WHAT YOU ARE ASKED TO DO>
Leave out the pictures and set down exactly the lines from the start of the listing through the one with "Cost - Last", both included.

---------- RAW DATA

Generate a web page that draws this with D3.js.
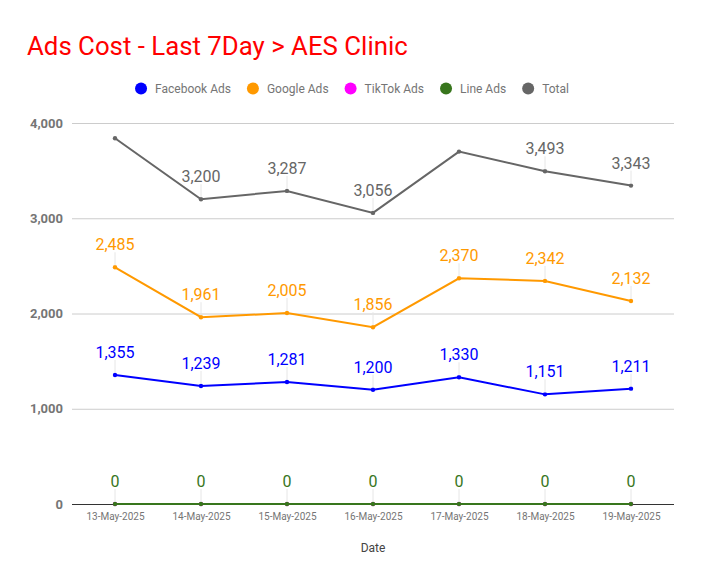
<!DOCTYPE html>
<html>
<head>
<meta charset="utf-8">
<script src="https://cdn.jsdelivr.net/npm/d3@7/dist/d3.min.js"></script>
<style>
  body { margin: 0; background: #fff; }
  svg { font-family: Roboto, "Noto Sans", sans-serif; }
</style>
</head>
<body>
<script>
// chart data
var dates = ["13-May-2025", "14-May-2025", "15-May-2025", "16-May-2025", "17-May-2025", "18-May-2025", "19-May-2025"];
var facebookAds = [1355, 1239, 1281, 1200, 1330, 1151, 1211];
var googleAds = [2485, 1961, 2005, 1856, 2370, 2342, 2132];
var tiktokAds = [0, 0, 0, 0, 0, 0, 0];
var lineAds = [0, 0, 0, 0, 0, 0, 0];
var totalCost = [3840, 3200, 3287, 3056, 3700, 3493, 3343];
var yTicks = [0, 1000, 2000, 3000, 4000];

var seriesNames = ["Facebook Ads", "Google Ads", "TikTok Ads", "Line Ads", "Total"];
var seriesColors = ["#0000ff", "#ff9900", "#ff00ff", "#38761d", "#666666"];
// which points get a value label (the colliding total ones are hidden)
var totalLabelShown = [false, true, true, true, false, true, true];

var W = 704, H = 585;
var svg = d3.select("body").append("svg").attr("width", W).attr("height", H);

var x = d3.scalePoint().domain(dates).range([72, 674]).padding(0.5);
var y = d3.scaleLinear().domain([0, 4000]).range([504, 123]);

// title
svg.append("text")
	.attr("x", 27).attr("y", 55)
	.attr("fill", "#ff0000")
	.attr("font-size", 25.8)
	.text("Ads Cost - Last 7Day > AES Clinic");

// legend, centered
var legend = svg.append("g");
var lx = 0;
seriesNames.forEach(function (name, i) {
	var g = legend.append("g").attr("transform", "translate(" + lx + ",0)");
	g.append("circle").attr("cx", 6).attr("cy", 0).attr("r", 6).attr("fill", seriesColors[i]);
	var t = g.append("text").attr("x", 20).attr("y", 4)
		.attr("font-size", 12).attr("fill", "#757575").text(name);
	lx += 20 + t.node().getComputedTextLength() + 16;
});
lx -= 16;
legend.attr("transform", "translate(" + (W / 2 - lx / 2) + ",88.5)");

// grid + y axis
var yAxis = d3.axisLeft(y).tickValues(yTicks).tickSize(-(674 - 72)).tickFormat(d3.format(","));
var yg = svg.append("g").attr("transform", "translate(72,0)").call(yAxis);
yg.select(".domain").remove();
yg.selectAll(".tick line").attr("stroke", "#cccccc");
yg.selectAll(".tick text")
	.attr("x", -9)
	.attr("font-size", 13).attr("font-weight", "bold")
	.attr("fill", "#757575")
	.attr("font-family", "Roboto, sans-serif");
yg.selectAll(".tick").filter(function (d) { return d === 0; }).select("line").attr("stroke", "#333333");

// x axis labels
var xAxis = d3.axisBottom(x).tickSize(0).tickPadding(9);
var xg = svg.append("g").attr("transform", "translate(0,504)").call(xAxis);
xg.select(".domain").remove();
xg.selectAll(".tick text").attr("font-size", 10).attr("fill", "#757575")
	.attr("font-family", "Roboto, sans-serif");

svg.append("text")
	.attr("x", 373).attr("y", 552)
	.attr("text-anchor", "middle")
	.attr("font-size", 12).attr("fill", "#444444")
	.text("Date");

var allSeries = [facebookAds, googleAds, tiktokAds, lineAds, totalCost];
var line = d3.line().x(function (d, i) { return x(dates[i]); }).y(function (d) { return y(d); });

allSeries.forEach(function (vals, s) {
	var g = svg.append("g");
	g.append("path").datum(vals)
		.attr("d", line)
		.attr("fill", "none")
		.attr("stroke", seriesColors[s])
		.attr("stroke-width", 2);
	g.selectAll("circle").data(vals).enter().append("circle")
		.attr("cx", function (d, i) { return x(dates[i]); })
		.attr("cy", function (d) { return y(d); })
		.attr("r", 2.2)
		.attr("fill", seriesColors[s]);
	if (s === 2) return; // tiktok labels sit under line ads
	var pts = vals.map(function (v, i) { return { v: v, date: dates[i], i: i }; })
		.filter(function (p) { return s !== 4 || totalLabelShown[p.i]; });
	var labs = g.selectAll("g.lab").data(pts).enter().append("g").attr("class", "lab");
	labs.append("line")
		.attr("x1", function (p) { return x(p.date); })
		.attr("x2", function (p) { return x(p.date); })
		.attr("y1", function (p) { return y(p.v) - 15; })
		.attr("y2", function (p) { return y(p.v) - 2; })
		.attr("stroke", "#e6e6e6").attr("stroke-width", 1);
	labs.append("text")
		.attr("x", function (p) { return x(p.date); })
		.attr("y", function (p) { return y(p.v) - 17; })
		.attr("text-anchor", "middle")
		.attr("font-size", 16)
		.attr("fill", seriesColors[s])
		.text(function (p) { return d3.format(",")(p.v); });
});
</script>
</body>
</html>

--------------------

PROBLEM SOLUTION>
Generate a web page that draws this with D3.js.
<!DOCTYPE html>
<html>
<head>
<meta charset="utf-8">
<script src="https://cdn.jsdelivr.net/npm/d3@7/dist/d3.min.js"></script>
<style>
  body { margin: 0; background: #fff; }
  svg { font-family: Roboto, "Noto Sans", sans-serif; }
</style>
</head>
<body>
<script>
// chart data
var dates = ["13-May-2025", "14-May-2025", "15-May-2025", "16-May-2025", "17-May-2025", "18-May-2025", "19-May-2025"];
var facebookAds = [1355, 1239, 1281, 1200, 1330, 1151, 1211];
var googleAds = [2485, 1961, 2005, 1856, 2370, 2342, 2132];
var tiktokAds = [0, 0, 0, 0, 0, 0, 0];
var lineAds = [0, 0, 0, 0, 0, 0, 0];
var totalCost = [3840, 3200, 3287, 3056, 3700, 3493, 3343];
var yTicks = [0, 1000, 2000, 3000, 4000];

var seriesNames = ["Facebook Ads", "Google Ads", "TikTok Ads", "Line Ads", "Total"];
var seriesColors = ["#0000ff", "#ff9900", "#ff00ff", "#38761d", "#666666"];
// which points get a value label (the colliding total ones are hidden)
var totalLabelShown = [false, true, true, true, false, true, true];

var W = 704, H = 585;
var svg = d3.select("body").append("svg").attr("width", W).attr("height", H);

var x = d3.scalePoint().domain(dates).range([72, 674]).padding(0.5);
var y = d3.scaleLinear().domain([0, 4000]).range([504, 123]);

// title
svg.append("text")
	.attr("x", 27).attr("y", 55)
	.attr("fill", "#ff0000")
	.attr("font-size", 25.8)
	.text("Ads Cost - Last 7Day > AES Clinic");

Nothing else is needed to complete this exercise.